● Source excerpt
%%

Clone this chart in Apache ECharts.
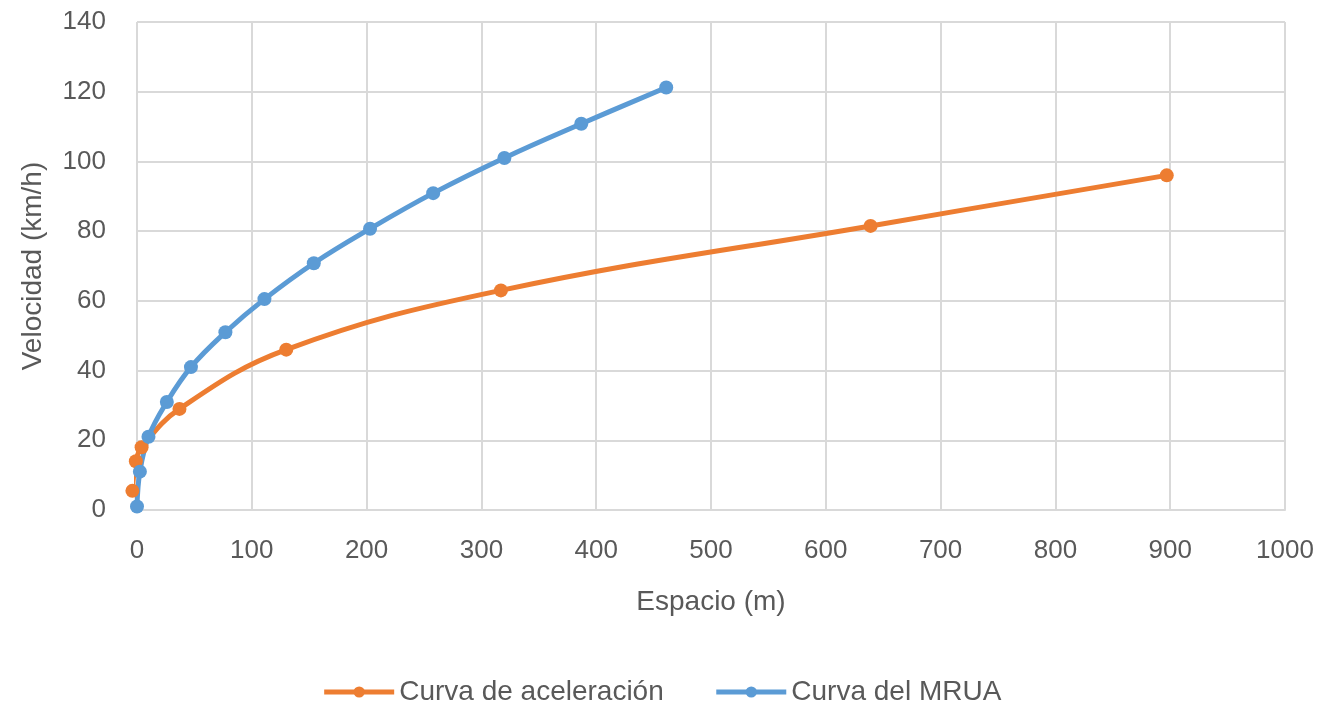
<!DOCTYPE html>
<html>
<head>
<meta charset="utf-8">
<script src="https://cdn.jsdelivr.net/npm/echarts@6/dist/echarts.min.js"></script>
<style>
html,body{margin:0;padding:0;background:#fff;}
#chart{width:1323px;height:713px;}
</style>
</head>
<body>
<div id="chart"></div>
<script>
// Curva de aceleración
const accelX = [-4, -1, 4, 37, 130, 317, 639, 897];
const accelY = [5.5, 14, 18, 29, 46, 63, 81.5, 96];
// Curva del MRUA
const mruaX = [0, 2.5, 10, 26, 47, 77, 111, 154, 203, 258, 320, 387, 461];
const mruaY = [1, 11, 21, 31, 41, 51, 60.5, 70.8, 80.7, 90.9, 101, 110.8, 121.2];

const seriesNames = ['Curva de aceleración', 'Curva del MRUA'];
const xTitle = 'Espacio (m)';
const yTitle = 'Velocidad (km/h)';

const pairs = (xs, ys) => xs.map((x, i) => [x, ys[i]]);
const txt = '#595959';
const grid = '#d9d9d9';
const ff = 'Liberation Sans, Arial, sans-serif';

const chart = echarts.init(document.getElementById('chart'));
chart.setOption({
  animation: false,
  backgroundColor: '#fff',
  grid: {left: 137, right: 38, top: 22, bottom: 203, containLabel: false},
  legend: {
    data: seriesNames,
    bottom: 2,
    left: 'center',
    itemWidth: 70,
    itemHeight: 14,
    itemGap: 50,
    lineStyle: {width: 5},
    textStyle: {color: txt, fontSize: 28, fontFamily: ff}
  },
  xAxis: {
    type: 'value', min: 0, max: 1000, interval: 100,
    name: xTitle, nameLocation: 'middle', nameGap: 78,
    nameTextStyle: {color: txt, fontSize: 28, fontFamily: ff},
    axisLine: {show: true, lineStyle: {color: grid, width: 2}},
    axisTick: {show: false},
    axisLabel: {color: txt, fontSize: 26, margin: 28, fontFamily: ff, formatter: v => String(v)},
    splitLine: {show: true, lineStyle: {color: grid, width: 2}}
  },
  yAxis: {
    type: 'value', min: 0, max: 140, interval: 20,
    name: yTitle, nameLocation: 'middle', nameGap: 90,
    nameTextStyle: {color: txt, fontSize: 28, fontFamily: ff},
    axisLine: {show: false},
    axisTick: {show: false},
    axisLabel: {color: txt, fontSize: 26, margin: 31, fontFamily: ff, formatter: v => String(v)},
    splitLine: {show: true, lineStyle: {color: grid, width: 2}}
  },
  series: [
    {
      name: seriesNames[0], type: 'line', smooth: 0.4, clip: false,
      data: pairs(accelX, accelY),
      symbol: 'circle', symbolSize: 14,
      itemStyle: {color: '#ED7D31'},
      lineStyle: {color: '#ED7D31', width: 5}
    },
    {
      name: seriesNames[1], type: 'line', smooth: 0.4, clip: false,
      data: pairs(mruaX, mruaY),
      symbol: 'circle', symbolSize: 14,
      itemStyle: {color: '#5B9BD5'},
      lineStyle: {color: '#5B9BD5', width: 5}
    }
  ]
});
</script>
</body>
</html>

%%

● Set task
Copy nothing but the lines from the top of the material through the line holding "101, 110.8, 121.2];", exactly as written; omit pictures.

● Written response
Clone this chart in Apache ECharts.
<!DOCTYPE html>
<html>
<head>
<meta charset="utf-8">
<script src="https://cdn.jsdelivr.net/npm/echarts@6/dist/echarts.min.js"></script>
<style>
html,body{margin:0;padding:0;background:#fff;}
#chart{width:1323px;height:713px;}
</style>
</head>
<body>
<div id="chart"></div>
<script>
// Curva de aceleración
const accelX = [-4, -1, 4, 37, 130, 317, 639, 897];
const accelY = [5.5, 14, 18, 29, 46, 63, 81.5, 96];
// Curva del MRUA
const mruaX = [0, 2.5, 10, 26, 47, 77, 111, 154, 203, 258, 320, 387, 461];
const mruaY = [1, 11, 21, 31, 41, 51, 60.5, 70.8, 80.7, 90.9, 101, 110.8, 121.2];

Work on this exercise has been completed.